Нина ходила тихо-тихо, как индеец, говорила шепотом, вздрагивала от каждого звука. Одиночный выстрел — кто стрелял? Грабители? Милиционеры? Со стороны реки подряд несколько винтовочных залпов — опять кого-то казнили?
Нине приснился сон, что выпал снег и чекисты отыскали их убежище по следам. Она пробудилась в ледяном поту: так нельзя жить, надо что-то предпринимать, как-то исправлять свое настоящее и будущее. Но теперь она сжималась при одной мысли о сопротивлении. Слишком свежа была память об ударе в живот, слишком глубока рана, нанесенная расстрелом родных. Срабатывал внутренний инстинкт: не смей, не лезь, сделай вид, что тебя нет на свете.
«А меня на самом деле нет, — думала Нина. — Ни для кого, кроме Клима — даже для самой себя».
Глава 30
Преферанс
1
Нина таяла на глазах: не спала ночами, терзалась — вдруг Клим не выйдет живым из картежного притона? Вдруг по дороге назад его арестуют за нарушение комендантского часа? Но больше всего ее изводило то, что она не видела, как им выбраться из ярмарочных развалин. Болезнь и страх парализовали ее фантазию, все мысли вертелись не вокруг планов на будущее, а вокруг возможных опасностей.
Клим находился в точно такой же ловушке и не видел способа, как встроить себя и Нину в большевистское общество. А совсем без общества они погибали. Замкнутый круг: ты не можешь получить работу в советских органах без рекомендации, но тебе неоткуда ее взять. Частное предпринимательство запрещено, карточек нет — изволь все покупать на рынке по бешеным ценам. Единственное, что тебе остается, — это найти компанию себе подобных и вместе с ними заниматься опасным промыслом, за который в любой момент можно угодить под арест.
Почти каждый вечер Клим ходил в бывший трактир Лукина за Кунавинским рынком, где был устроен тайный игорный дом. Там не прожигали, а прижигали жизнь. Из подвала по лебедке ведрами подавали самогон, его закусывали размоченным горохом и хлебом, густо посыпанным солью.
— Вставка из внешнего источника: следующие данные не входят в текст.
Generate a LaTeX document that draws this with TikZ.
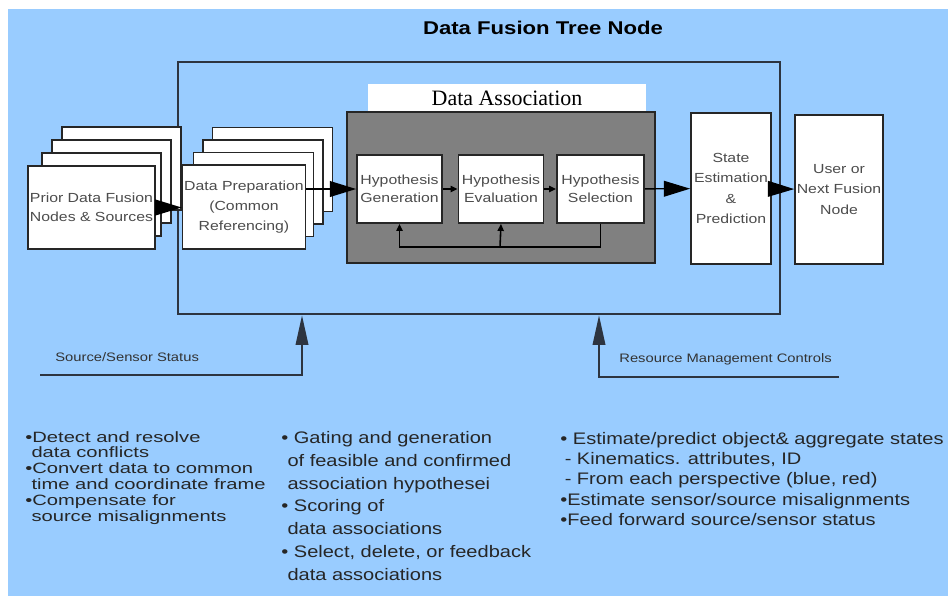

Проститутки — школьницы с голодными глазами — подсаживались к инвалидам-мешочникам: у тех всегда водились деньги — калекам разрешали провозить чуть больше багажа, чем всем остальным.
Ночью к Лукину подтягивалось большевистское начальство и браталось с капиталом. Заведующий ломбардом жаловался начальнику отделения милиции, что скоро будут морозы, а власти не разрешают запасать более пятидесяти саженей дров. Милиционер жаловался на матросов Волжской военной флотилии: те вернулись из похода на зимовку и принялись дебоширить.
— Вы, главное, теплых шинелей не выдавайте им, и они всю зиму смирно просидят, — советовал заведующий ломбардом.
Милиционер кивал и под столом показывал ему пригоршню дамских колец:
— Сколько за них дадите?
Клима привел сюда ювелир-фальшивомонетчик, которому он сбывал серебро.
— Ну что ж… Давайте писать пулю, — сказал он и надел темные очки.
Его партнершей была синеокая дама с пожелтевшим горностаем на костлявых плечах. Климу предстояло играть в паре с краснолицым военным, которого все называли Петрович. На коленях у него лежал портфель — символ государственной власти.
Ювелир и синеокая дама были шулерами. Они знали свое дело — слегка поддавались, но в конечном счете неизменно оказывались в выигрыше. Краснолицый военный чертыхался и беспрестанно курил.
Великий дон Фернандо, первый картежник распутного Шанхая, учил Клима, что за редкими исключениями все шулеры прибегают к трем схемам.
Классика жанра —
Но сколько Клим ни пытался, он не мог понять, как именно шулеры объегоривают его.
Ювелир тасовал колоду, и в этот момент погасло электричество.
— Свет! — крикнул он. — Быстро свечи сюда!
Пламя от спички озарило его встревоженное лицо, и Клим заметил, как он прикрыл карты ладонью.
Наконец принесли большой канделябр. Клим покосился на спичечный коробок: кустарщина, сделанная в подвале на Миллионке.
— Можно несколько спичек попросить?
Так и есть, спички фосфорные, промышленность такие уже лет двадцать не выпускает. Ну что ж, сейчас будут чудеса…
В уборной Клим намочил подкладку кармана и сунул туда спички. Вернулся к столу. Снова сели играть, но на этот раз ювелир и его подружка не были так веселы.
— Делаем роспись, — наконец сказал он, снимая очки.